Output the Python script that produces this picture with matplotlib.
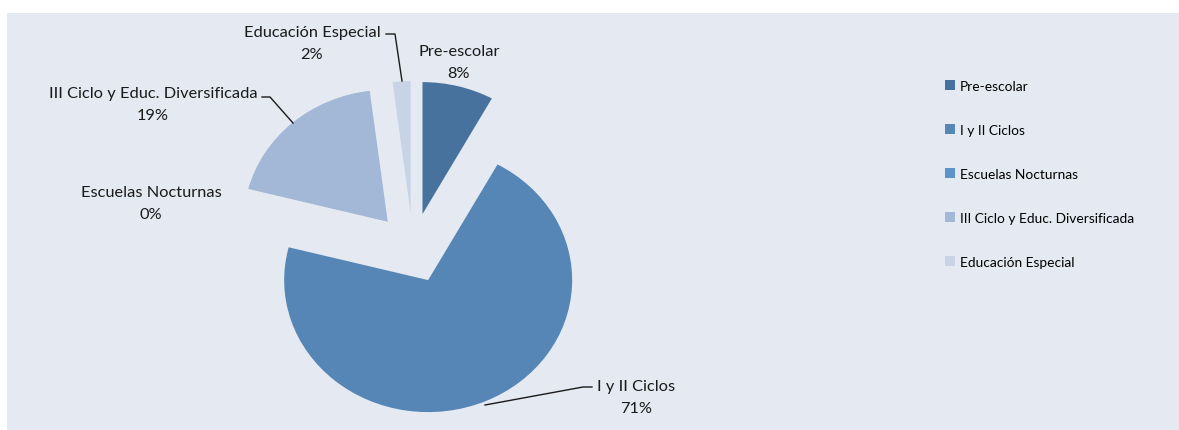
import matplotlib
matplotlib.use("Agg")
import matplotlib.pyplot as plt
from matplotlib.patches import Rectangle, Patch

categories = ["Pre-escolar", "I y II Ciclos", "Escuelas Nocturnas",
              "III Ciclo y Educ. Diversificada", "Educación Especial"]
values = [8, 71, 0, 19, 2]
pct_labels = ["8%", "71%", "0%", "19%", "2%"]
colors = ["#48729e", "#5686b6", "#5b93ca", "#a3b7d7", "#c8d4e6"]

W, H = 1179, 431
fig = plt.figure(figsize=(W / 100, H / 100), dpi=100)
fig.patch.set_facecolor("white")
fig.patches.append(Rectangle((7 / W, 0), 1 - 7 / W, 1 - 14 / H,
                             transform=fig.transFigure, facecolor="#e5eaf2",
                             edgecolor="none", zorder=-10))

ax = fig.add_axes([0, 0, 1, 1])
ax.set_facecolor("none")
ax.patch.set_alpha(0)
cx, cy, rx, ry = 413, 249, 144, 132

ax.pie(values, colors=colors, startangle=90, counterclock=False,
       explode=[0.265] * len(values), radius=1.0,
       wedgeprops=dict(linewidth=0), frame=False)
ax.set_xlim(-cx / rx, (W - cx) / rx)
ax.set_ylim(-(H - cy) / ry, cy / ry)
ax.set_aspect("auto")
ax.axis("off")


def P(x, y):
    return ((x - cx) / rx, (cy - y) / ry)


FONT = "Lato"
fs = 11.8
label_pos = [(459, 63), (636, 398), (151, 204), (153, 105), (312, 44)]
for name, pct, (lx, ly) in zip(categories, pct_labels, label_pos):
    x, y = P(lx, ly)
    ax.text(x, y, name + "\n" + pct, ha="center", va="center",
            fontsize=fs, family=FONT, color="#1a1a1a", linespacing=1.7)

leaders = [
    [(386, 35), (395, 35), (402, 82)],
    [(262, 98), (270, 98), (293, 124)],
    [(592, 388), (583, 388), (485, 406)],
]
for pts in leaders:
    xs, ys = zip(*[P(a, b) for a, b in pts])
    ax.plot(xs, ys, color="#1a1a1a", linewidth=1.0)

handles = [Patch(facecolor=c, edgecolor="none") for c in colors]
leg = fig.legend(handles, categories, loc="upper left",
                 bbox_to_anchor=(938 / W, 1 - 74 / H), frameon=False,
                 prop=dict(family=FONT, size=9.9), handlelength=0.7,
                 handleheight=0.7, handletextpad=0.4, labelspacing=2.33,
                 borderpad=0)

fig.savefig("out.png", dpi=100)
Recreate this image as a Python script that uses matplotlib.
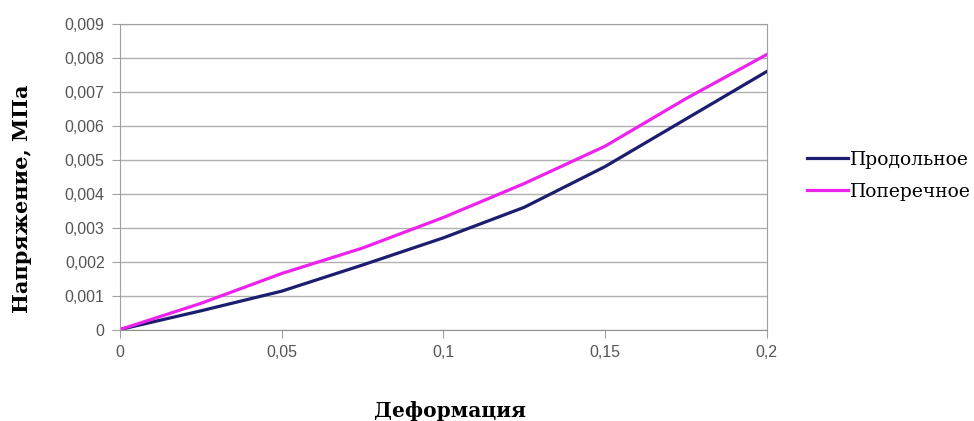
import matplotlib.pyplot as plt
from matplotlib.ticker import FuncFormatter

# Strain values and stresses
deformation = [0, 0.025, 0.05, 0.075, 0.1, 0.125, 0.15, 0.175, 0.2]
longitudinal = [0, 0.00055, 0.00113, 0.0019, 0.0027, 0.0036, 0.0048, 0.0062, 0.0076]
transverse = [0, 0.00077, 0.00165, 0.0024, 0.0033, 0.0043, 0.0054, 0.0068, 0.0081]
series_names = ['Продольное', 'Поперечное']

xticks = [0, 0.05, 0.1, 0.15, 0.2]
yticks = [0, 0.001, 0.002, 0.003, 0.004, 0.005, 0.006, 0.007, 0.008, 0.009]


def comma(v, pos):
    s = ('%.3f' % v).rstrip('0').rstrip('.')
    return s.replace('.', ',')


fig = plt.figure(figsize=(9.74, 4.21), dpi=100)
ax = fig.add_axes([0.1232, 0.2173, 0.664, 0.7257])

ax.plot(deformation, longitudinal, color='#1c1c70', lw=2.3, label=series_names[0])
ax.plot(deformation, transverse, color='#ee22ee', lw=2.3, label=series_names[1])

ax.set_xlim(0, 0.2)
ax.set_ylim(0, 0.009)
ax.set_xticks(xticks)
ax.set_yticks(yticks)
ax.xaxis.set_major_formatter(FuncFormatter(comma))
ax.yaxis.set_major_formatter(FuncFormatter(comma))
ax.grid(axis='y', color='#b0b0b0', lw=1)
ax.set_axisbelow(True)
for sp in ax.spines.values():
    sp.set_color('#a0a0a0')
ax.spines['bottom'].set_color('#909090')
ax.tick_params(axis='both', length=6, color='#a0a0a0', labelcolor='#555555',
               labelsize=11.5, labelfontfamily='Liberation Sans')
ax.tick_params(axis='x', pad=5)
ax.tick_params(axis='y', pad=5)

ax.set_xlabel('Деформация', family='DejaVu Serif', fontweight='bold',
              fontsize=14.5, va='center')
ax.xaxis.set_label_coords(0.51, -0.267)
ax.set_ylabel('Напряжение, МПа', family='DejaVu Serif', fontweight='bold',
              fontsize=15, va='center')
ax.yaxis.set_label_coords(-0.152, 0.427)

fig.legend(loc='center left', bbox_to_anchor=(0.8285, 0.582), frameon=False,
           prop={'family': 'DejaVu Serif', 'size': 13.5}, handlelength=2.2,
           handletextpad=0.1, labelspacing=0.75, borderpad=0, borderaxespad=0)

fig.savefig('out.png', dpi=100)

····················

● **REQUIRED WORK**:
Write out again every line above exactly as given; the pictures do not belong in the copy.

● **FULL SOLUTION**:
Output the Python script that produces this picture with matplotlib.
import matplotlib
matplotlib.use("Agg")
import matplotlib.pyplot as plt
from matplotlib.patches import Rectangle, Patch

categories = ["Pre-escolar", "I y II Ciclos", "Escuelas Nocturnas",
              "III Ciclo y Educ. Diversificada", "Educación Especial"]
values = [8, 71, 0, 19, 2]
pct_labels = ["8%", "71%", "0%", "19%", "2%"]
colors = ["#48729e", "#5686b6", "#5b93ca", "#a3b7d7", "#c8d4e6"]

W, H = 1179, 431
fig = plt.figure(figsize=(W / 100, H / 100), dpi=100)
fig.patch.set_facecolor("white")
fig.patches.append(Rectangle((7 / W, 0), 1 - 7 / W, 1 - 14 / H,
                             transform=fig.transFigure, facecolor="#e5eaf2",
                             edgecolor="none", zorder=-10))

ax = fig.add_axes([0, 0, 1, 1])
ax.set_facecolor("none")
ax.patch.set_alpha(0)
cx, cy, rx, ry = 413, 249, 144, 132

ax.pie(values, colors=colors, startangle=90, counterclock=False,
       explode=[0.265] * len(values), radius=1.0,
       wedgeprops=dict(linewidth=0), frame=False)
ax.set_xlim(-cx / rx, (W - cx) / rx)
ax.set_ylim(-(H - cy) / ry, cy / ry)
ax.set_aspect("auto")
ax.axis("off")


def P(x, y):
    return ((x - cx) / rx, (cy - y) / ry)


FONT = "Lato"
fs = 11.8
label_pos = [(459, 63), (636, 398), (151, 204), (153, 105), (312, 44)]
for name, pct, (lx, ly) in zip(categories, pct_labels, label_pos):
    x, y = P(lx, ly)
    ax.text(x, y, name + "\n" + pct, ha="center", va="center",
            fontsize=fs, family=FONT, color="#1a1a1a", linespacing=1.7)

leaders = [
    [(386, 35), (395, 35), (402, 82)],
    [(262, 98), (270, 98), (293, 124)],
    [(592, 388), (583, 388), (485, 406)],
]
for pts in leaders:
    xs, ys = zip(*[P(a, b) for a, b in pts])
    ax.plot(xs, ys, color="#1a1a1a", linewidth=1.0)

handles = [Patch(facecolor=c, edgecolor="none") for c in colors]
leg = fig.legend(handles, categories, loc="upper left",
                 bbox_to_anchor=(938 / W, 1 - 74 / H), frameon=False,
                 prop=dict(family=FONT, size=9.9), handlelength=0.7,
                 handleheight=0.7, handletextpad=0.4, labelspacing=2.33,
                 borderpad=0)

fig.savefig("out.png", dpi=100)
Recreate this image as a Python script that uses matplotlib.
import matplotlib.pyplot as plt
from matplotlib.ticker import FuncFormatter

# Strain values and stresses
deformation = [0, 0.025, 0.05, 0.075, 0.1, 0.125, 0.15, 0.175, 0.2]
longitudinal = [0, 0.00055, 0.00113, 0.0019, 0.0027, 0.0036, 0.0048, 0.0062, 0.0076]
transverse = [0, 0.00077, 0.00165, 0.0024, 0.0033, 0.0043, 0.0054, 0.0068, 0.0081]
series_names = ['Продольное', 'Поперечное']

xticks = [0, 0.05, 0.1, 0.15, 0.2]
yticks = [0, 0.001, 0.002, 0.003, 0.004, 0.005, 0.006, 0.007, 0.008, 0.009]


def comma(v, pos):
    s = ('%.3f' % v).rstrip('0').rstrip('.')
    return s.replace('.', ',')


fig = plt.figure(figsize=(9.74, 4.21), dpi=100)
ax = fig.add_axes([0.1232, 0.2173, 0.664, 0.7257])

ax.plot(deformation, longitudinal, color='#1c1c70', lw=2.3, label=series_names[0])
ax.plot(deformation, transverse, color='#ee22ee', lw=2.3, label=series_names[1])

ax.set_xlim(0, 0.2)
ax.set_ylim(0, 0.009)
ax.set_xticks(xticks)
ax.set_yticks(yticks)
ax.xaxis.set_major_formatter(FuncFormatter(comma))
ax.yaxis.set_major_formatter(FuncFormatter(comma))
ax.grid(axis='y', color='#b0b0b0', lw=1)
ax.set_axisbelow(True)
for sp in ax.spines.values():
    sp.set_color('#a0a0a0')
ax.spines['bottom'].set_color('#909090')
ax.tick_params(axis='both', length=6, color='#a0a0a0', labelcolor='#555555',
               labelsize=11.5, labelfontfamily='Liberation Sans')
ax.tick_params(axis='x', pad=5)
ax.tick_params(axis='y', pad=5)

ax.set_xlabel('Деформация', family='DejaVu Serif', fontweight='bold',
              fontsize=14.5, va='center')
ax.xaxis.set_label_coords(0.51, -0.267)
ax.set_ylabel('Напряжение, МПа', family='DejaVu Serif', fontweight='bold',
              fontsize=15, va='center')
ax.yaxis.set_label_coords(-0.152, 0.427)

fig.legend(loc='center left', bbox_to_anchor=(0.8285, 0.582), frameon=False,
           prop={'family': 'DejaVu Serif', 'size': 13.5}, handlelength=2.2,
           handletextpad=0.1, labelspacing=0.75, borderpad=0, borderaxespad=0)

fig.savefig('out.png', dpi=100)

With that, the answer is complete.